## Directions for this task
Output the material below unchanged, apart from leaving out the pictures.

>> BEGIN Data lines

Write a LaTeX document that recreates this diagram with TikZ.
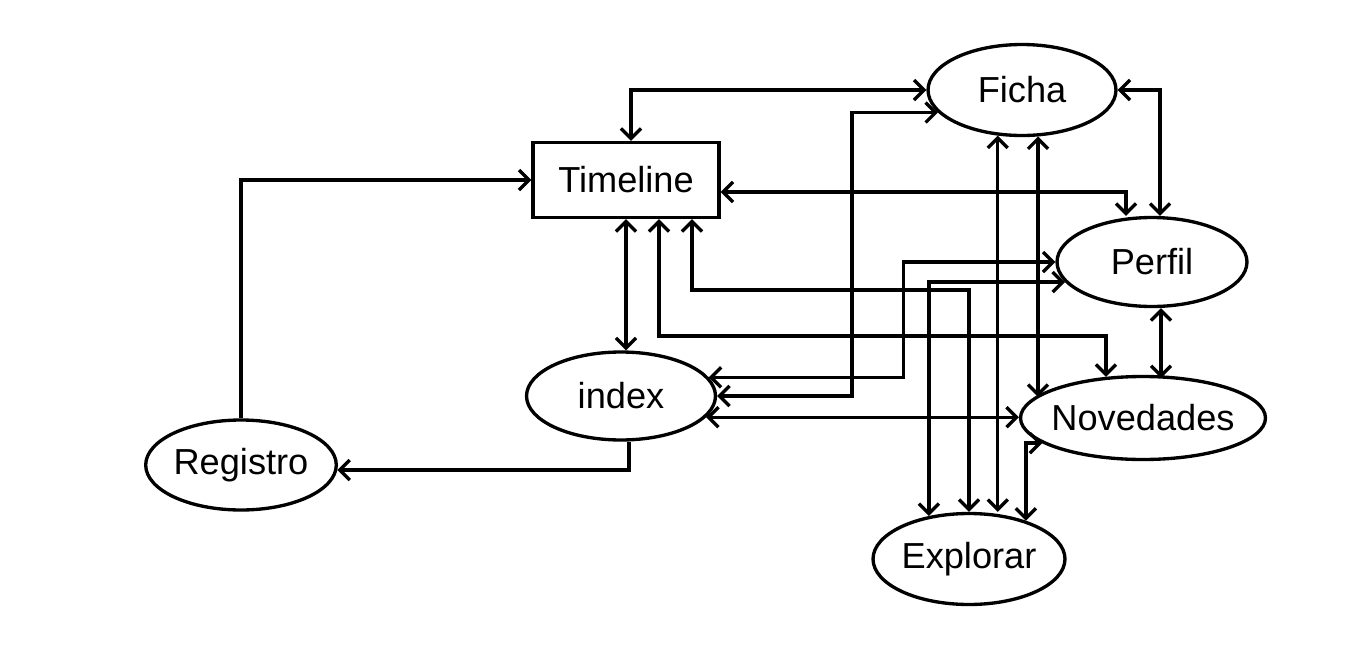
\documentclass[tikz,border=0pt]{standalone}
\usepackage{fontspec}
\setmainfont{Liberation Sans}
\usetikzlibrary{arrows.meta,calc,shapes.geometric}

\begin{document}
\begin{tikzpicture}[x=0.02cm,y=-0.02cm,line width=1.9pt,
        page/.style={draw,ellipse,inner sep=0pt,font=\fontsize{20.6}{24}\selectfont},
        mainbox/.style={draw,rectangle,inner sep=0pt,font=\fontsize{20.6}{24}\selectfont},
        link/.style={{Straight Barb[length=0.2cm,width=0.4cm]}-{Straight Barb[length=0.2cm,width=0.4cm]}},
        arr/.style={-{Straight Barb[length=0.2cm,width=0.4cm]}}]
        \useasboundingbox (0,0) rectangle (1366,670);
        \node[mainbox,minimum width=3.72cm,minimum height=1.5cm] (tl) at (626,180) {Timeline};
        \node[page,minimum width=3.76cm,minimum height=1.82cm] (fi) at (1022,90) {Ficha};
        \node[page,minimum width=3.8cm,minimum height=1.78cm] (pf) at (1152,262) {Perfil};
        \node[page,minimum width=3.78cm,minimum height=1.76cm] (ix) at (621,396) {index};
        \node[page,minimum width=4.9cm,minimum height=1.66cm,inner xsep=-1.2mm] (nv) at (1143,418) {Novedades};
        \node[page,minimum width=3.8cm,minimum height=1.8cm] (rg) at (241,465) {Registro};
        \node[page,minimum width=3.84cm,minimum height=1.82cm] (ex) at (969,559) {Explorar};
        \draw[link] ($(tl.north)+(5,0)$) |- (fi.west);
        \draw[arr] (rg.north) |- (tl.west);
        \draw[arr] ($(ix.south)+(8,0)$) |- (rg.357);
        \draw[link] (tl.south) -- (ix.north -| tl.south);
        \draw[link] ($(tl.south)+(33,0)$) -- ++(0,117) -| (nv.132);
        \draw[link] ($(tl.south)+(66,0)$) -- ++(0,71) -| (ex.north);
        \draw[link] ($(tl.east)+(0,12)$) -| ($(pf.north)+(-26,0)$);
        \draw[link] (ix.east) -- ++(135,0) |- (fi.195);
        \draw[link] (ix.12) -- ++(195,0) |- (pf.west);
        \draw[link] (ix.346) -- (ix.346 -| nv.west);
        \draw[link] (fi.east) -| ($(pf.north)+(8,0)$);
        \draw[link] (fi.242) -- (fi.242 |- ex.north);
        \draw[link] (fi.289) -- (fi.289 |- nv.169);
        \draw[link] ($(pf.south)+(9,0)$) -- ++(0,70);
        \draw[link] (pf.193) -| (ex.133);
        \draw[link] (ex.34) |- (nv.194);
\end{tikzpicture}
\end{document}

>> END Data lines

## Task answer
Write a LaTeX document that recreates this diagram with TikZ.
\documentclass[tikz,border=0pt]{standalone}
\usepackage{fontspec}
\setmainfont{Liberation Sans}
\usetikzlibrary{arrows.meta,calc,shapes.geometric}

\begin{document}
\begin{tikzpicture}[x=0.02cm,y=-0.02cm,line width=1.9pt,
        page/.style={draw,ellipse,inner sep=0pt,font=\fontsize{20.6}{24}\selectfont},
        mainbox/.style={draw,rectangle,inner sep=0pt,font=\fontsize{20.6}{24}\selectfont},
        link/.style={{Straight Barb[length=0.2cm,width=0.4cm]}-{Straight Barb[length=0.2cm,width=0.4cm]}},
        arr/.style={-{Straight Barb[length=0.2cm,width=0.4cm]}}]
        \useasboundingbox (0,0) rectangle (1366,670);
        \node[mainbox,minimum width=3.72cm,minimum height=1.5cm] (tl) at (626,180) {Timeline};
        \node[page,minimum width=3.76cm,minimum height=1.82cm] (fi) at (1022,90) {Ficha};
        \node[page,minimum width=3.8cm,minimum height=1.78cm] (pf) at (1152,262) {Perfil};
        \node[page,minimum width=3.78cm,minimum height=1.76cm] (ix) at (621,396) {index};
        \node[page,minimum width=4.9cm,minimum height=1.66cm,inner xsep=-1.2mm] (nv) at (1143,418) {Novedades};
        \node[page,minimum width=3.8cm,minimum height=1.8cm] (rg) at (241,465) {Registro};
        \node[page,minimum width=3.84cm,minimum height=1.82cm] (ex) at (969,559) {Explorar};
        \draw[link] ($(tl.north)+(5,0)$) |- (fi.west);
        \draw[arr] (rg.north) |- (tl.west);
        \draw[arr] ($(ix.south)+(8,0)$) |- (rg.357);
        \draw[link] (tl.south) -- (ix.north -| tl.south);
        \draw[link] ($(tl.south)+(33,0)$) -- ++(0,117) -| (nv.132);
        \draw[link] ($(tl.south)+(66,0)$) -- ++(0,71) -| (ex.north);
        \draw[link] ($(tl.east)+(0,12)$) -| ($(pf.north)+(-26,0)$);
        \draw[link] (ix.east) -- ++(135,0) |- (fi.195);
        \draw[link] (ix.12) -- ++(195,0) |- (pf.west);
        \draw[link] (ix.346) -- (ix.346 -| nv.west);
        \draw[link] (fi.east) -| ($(pf.north)+(8,0)$);
        \draw[link] (fi.242) -- (fi.242 |- ex.north);
        \draw[link] (fi.289) -- (fi.289 |- nv.169);
        \draw[link] ($(pf.south)+(9,0)$) -- ++(0,70);
        \draw[link] (pf.193) -| (ex.133);
        \draw[link] (ex.34) |- (nv.194);
\end{tikzpicture}
\end{document}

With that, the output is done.